- **Task description**: Only the pictures are omitted; repeat all other data exactly.
#### Data
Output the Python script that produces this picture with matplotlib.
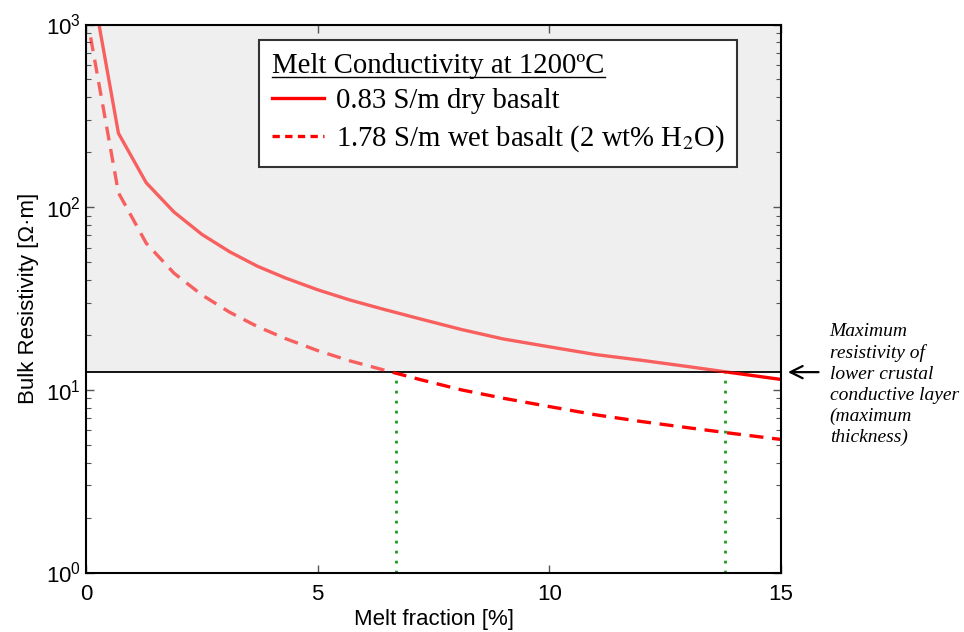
import matplotlib
matplotlib.use("Agg")
import matplotlib.pyplot as plt
from matplotlib.lines import Line2D
from matplotlib.patches import Rectangle

plt.rcParams['font.family'] = ['Liberation Sans', 'DejaVu Sans']
plt.rcParams['mathtext.fontset'] = 'stix'

# ---- data ----
melt = [0.1, 0.7, 1.3, 1.9, 2.5, 3.1, 3.7, 4.3, 5.0, 5.7, 6.4, 7.2, 8.1, 9.0,
        10.0, 11.0, 12.0, 13.0, 14.0, 15.0]
rho_dry = [1800, 254, 136, 94, 71, 57, 47.5, 41, 35.3, 31, 27.7, 24.5, 21.4,
           19.0, 17.2, 15.6, 14.5, 13.4, 12.35, 11.4]
rho_wet = [850, 120, 63.5, 43.5, 33.1, 26.6, 22.2, 19.1, 16.4, 14.4, 12.9, 11.4,
           10.0, 9.0, 8.1, 7.3, 6.7, 6.2, 5.75, 5.35]
threshold = 12.5
cross_x = [6.68, 13.79]
labels = ['0.83 S/m dry basalt', '1.78 S/m wet basalt (2 wt% H$_2$O)']
legend_title = 'Melt Conductivity at 1200ºC'
note = 'Maximum\nresistivity of\nlower crustal\nconductive layer\n(maximum\nthickness)'

fig = plt.figure(figsize=(9.64, 6.32), dpi=100)
ax = fig.add_axes([86/964, 1 - 572.5/632, 695/964, 548/632])
ax.set_yscale('log')
ax.set_xlim(0, 15)
ax.set_ylim(1, 1000)

# shaded region above threshold
ax.axhspan(threshold, 1000, color='#efefef', zorder=0, lw=0)
ax.axhline(threshold, color='black', lw=1.3, zorder=3)

# dotted green verticals
for cx in cross_x:
    ax.plot([cx, cx], [1, threshold], color='#1a9a1a', ls=(0, (1, 2.6)), lw=2.0, zorder=2)

lw = 2.4
dash = (4.2, 2.6)
for ys, style in [(rho_dry, '-'), (rho_wet, '--')]:
    for above in (True, False):
        if above:
            rect = Rectangle((0, threshold), 15, 1000 - threshold, transform=ax.transData)
            kw = dict(color='red', alpha=0.6)
        else:
            rect = Rectangle((0, 0.5), 15, threshold - 0.5, transform=ax.transData)
            kw = dict(color='red', alpha=1.0)
        ln, = ax.plot(melt, ys, lw=lw, zorder=4, **kw)
        if style == '--':
            ln.set_dashes(dash)
        ln.set_clip_path(rect)

# ticks
ax.set_xticks([0, 5, 10, 15])
ax.tick_params(axis='both', which='both', direction='in', top=True, right=True,
               color='#555555', labelsize=16)
ax.tick_params(axis='both', which='major', length=6, width=1)
ax.tick_params(axis='y', which='minor', length=3.5, width=0.8)
ax.tick_params(axis='x', which='major', pad=8)
for sp in ax.spines.values():
    sp.set_linewidth(1.5)
    sp.set_zorder(6)

ax.set_xlabel('Melt fraction [%]', fontsize=16, labelpad=3)
ax.set_ylabel('Bulk Resistivity [Ω·m]', fontsize=16, labelpad=5)

# legend
handles = [Line2D([], [], color='red', lw=2.4),
           Line2D([], [], color='red', lw=2.4, ls=(0, (2.2, 1.6)))]
leg = ax.legend(handles, labels, title=legend_title, loc='upper right',
                bbox_to_anchor=(0.937, 0.972), frameon=True, fancybox=False,
                prop={'family': ['Liberation Serif'], 'size': 20.7},
                title_fontproperties={'family': ['Liberation Serif'], 'size': 20.7},
                handlelength=1.8, handletextpad=0.4, labelspacing=0.32,
                borderpad=0.45, borderaxespad=0, edgecolor='#333333', framealpha=1)
leg._legend_box.align = 'left'
leg.get_frame().set_linewidth(1.5)
leg.set_zorder(10)

# annotation
ax.annotate('', xy=(1.006, threshold), xytext=(1.058, threshold),
            xycoords=('axes fraction', 'data'), textcoords=('axes fraction', 'data'),
            arrowprops=dict(arrowstyle='->', color='black', lw=1.6,
                            mutation_scale=22), annotation_clip=False)
ax.text(1.07, 0.343, note, transform=ax.transAxes, ha='left', va='center',
        fontsize=14, style='italic', family=['Liberation Serif'], linespacing=1.3)

# underline legend title
fig.canvas.draw()
r = fig.canvas.get_renderer()
tb = leg.get_title().get_window_extent(r)
inv = fig.transFigure.inverted()
(x0, y0), (x1, _) = inv.transform([(tb.x0, tb.y0 + 2), (tb.x1, tb.y0)])
fig.add_artist(Line2D([x0, x1], [y0, y0], color='black', lw=1.0, zorder=20))

fig.savefig('out.png', dpi=100)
########
- **The answer**:
Output the Python script that produces this picture with matplotlib.
import matplotlib
matplotlib.use("Agg")
import matplotlib.pyplot as plt
from matplotlib.lines import Line2D
from matplotlib.patches import Rectangle

plt.rcParams['font.family'] = ['Liberation Sans', 'DejaVu Sans']
plt.rcParams['mathtext.fontset'] = 'stix'

# ---- data ----
melt = [0.1, 0.7, 1.3, 1.9, 2.5, 3.1, 3.7, 4.3, 5.0, 5.7, 6.4, 7.2, 8.1, 9.0,
        10.0, 11.0, 12.0, 13.0, 14.0, 15.0]
rho_dry = [1800, 254, 136, 94, 71, 57, 47.5, 41, 35.3, 31, 27.7, 24.5, 21.4,
           19.0, 17.2, 15.6, 14.5, 13.4, 12.35, 11.4]
rho_wet = [850, 120, 63.5, 43.5, 33.1, 26.6, 22.2, 19.1, 16.4, 14.4, 12.9, 11.4,
           10.0, 9.0, 8.1, 7.3, 6.7, 6.2, 5.75, 5.35]
threshold = 12.5
cross_x = [6.68, 13.79]
labels = ['0.83 S/m dry basalt', '1.78 S/m wet basalt (2 wt% H$_2$O)']
legend_title = 'Melt Conductivity at 1200ºC'
note = 'Maximum\nresistivity of\nlower crustal\nconductive layer\n(maximum\nthickness)'

fig = plt.figure(figsize=(9.64, 6.32), dpi=100)
ax = fig.add_axes([86/964, 1 - 572.5/632, 695/964, 548/632])
ax.set_yscale('log')
ax.set_xlim(0, 15)
ax.set_ylim(1, 1000)

# shaded region above threshold
ax.axhspan(threshold, 1000, color='#efefef', zorder=0, lw=0)
ax.axhline(threshold, color='black', lw=1.3, zorder=3)

# dotted green verticals
for cx in cross_x:
    ax.plot([cx, cx], [1, threshold], color='#1a9a1a', ls=(0, (1, 2.6)), lw=2.0, zorder=2)

lw = 2.4
dash = (4.2, 2.6)
for ys, style in [(rho_dry, '-'), (rho_wet, '--')]:
    for above in (True, False):
        if above:
            rect = Rectangle((0, threshold), 15, 1000 - threshold, transform=ax.transData)
            kw = dict(color='red', alpha=0.6)
        else:
            rect = Rectangle((0, 0.5), 15, threshold - 0.5, transform=ax.transData)
            kw = dict(color='red', alpha=1.0)
        ln, = ax.plot(melt, ys, lw=lw, zorder=4, **kw)
        if style == '--':
            ln.set_dashes(dash)
        ln.set_clip_path(rect)

# ticks
ax.set_xticks([0, 5, 10, 15])
ax.tick_params(axis='both', which='both', direction='in', top=True, right=True,
               color='#555555', labelsize=16)
ax.tick_params(axis='both', which='major', length=6, width=1)
ax.tick_params(axis='y', which='minor', length=3.5, width=0.8)
ax.tick_params(axis='x', which='major', pad=8)
for sp in ax.spines.values():
    sp.set_linewidth(1.5)
    sp.set_zorder(6)

ax.set_xlabel('Melt fraction [%]', fontsize=16, labelpad=3)
ax.set_ylabel('Bulk Resistivity [Ω·m]', fontsize=16, labelpad=5)

# legend
handles = [Line2D([], [], color='red', lw=2.4),
           Line2D([], [], color='red', lw=2.4, ls=(0, (2.2, 1.6)))]
leg = ax.legend(handles, labels, title=legend_title, loc='upper right',
                bbox_to_anchor=(0.937, 0.972), frameon=True, fancybox=False,
                prop={'family': ['Liberation Serif'], 'size': 20.7},
                title_fontproperties={'family': ['Liberation Serif'], 'size': 20.7},
                handlelength=1.8, handletextpad=0.4, labelspacing=0.32,
                borderpad=0.45, borderaxespad=0, edgecolor='#333333', framealpha=1)
leg._legend_box.align = 'left'
leg.get_frame().set_linewidth(1.5)
leg.set_zorder(10)

# annotation
ax.annotate('', xy=(1.006, threshold), xytext=(1.058, threshold),
            xycoords=('axes fraction', 'data'), textcoords=('axes fraction', 'data'),
            arrowprops=dict(arrowstyle='->', color='black', lw=1.6,
                            mutation_scale=22), annotation_clip=False)
ax.text(1.07, 0.343, note, transform=ax.transAxes, ha='left', va='center',
        fontsize=14, style='italic', family=['Liberation Serif'], linespacing=1.3)

# underline legend title
fig.canvas.draw()
r = fig.canvas.get_renderer()
tb = leg.get_title().get_window_extent(r)
inv = fig.transFigure.inverted()
(x0, y0), (x1, _) = inv.transform([(tb.x0, tb.y0 + 2), (tb.x1, tb.y0)])
fig.add_artist(Line2D([x0, x1], [y0, y0], color='black', lw=1.0, zorder=20))

fig.savefig('out.png', dpi=100)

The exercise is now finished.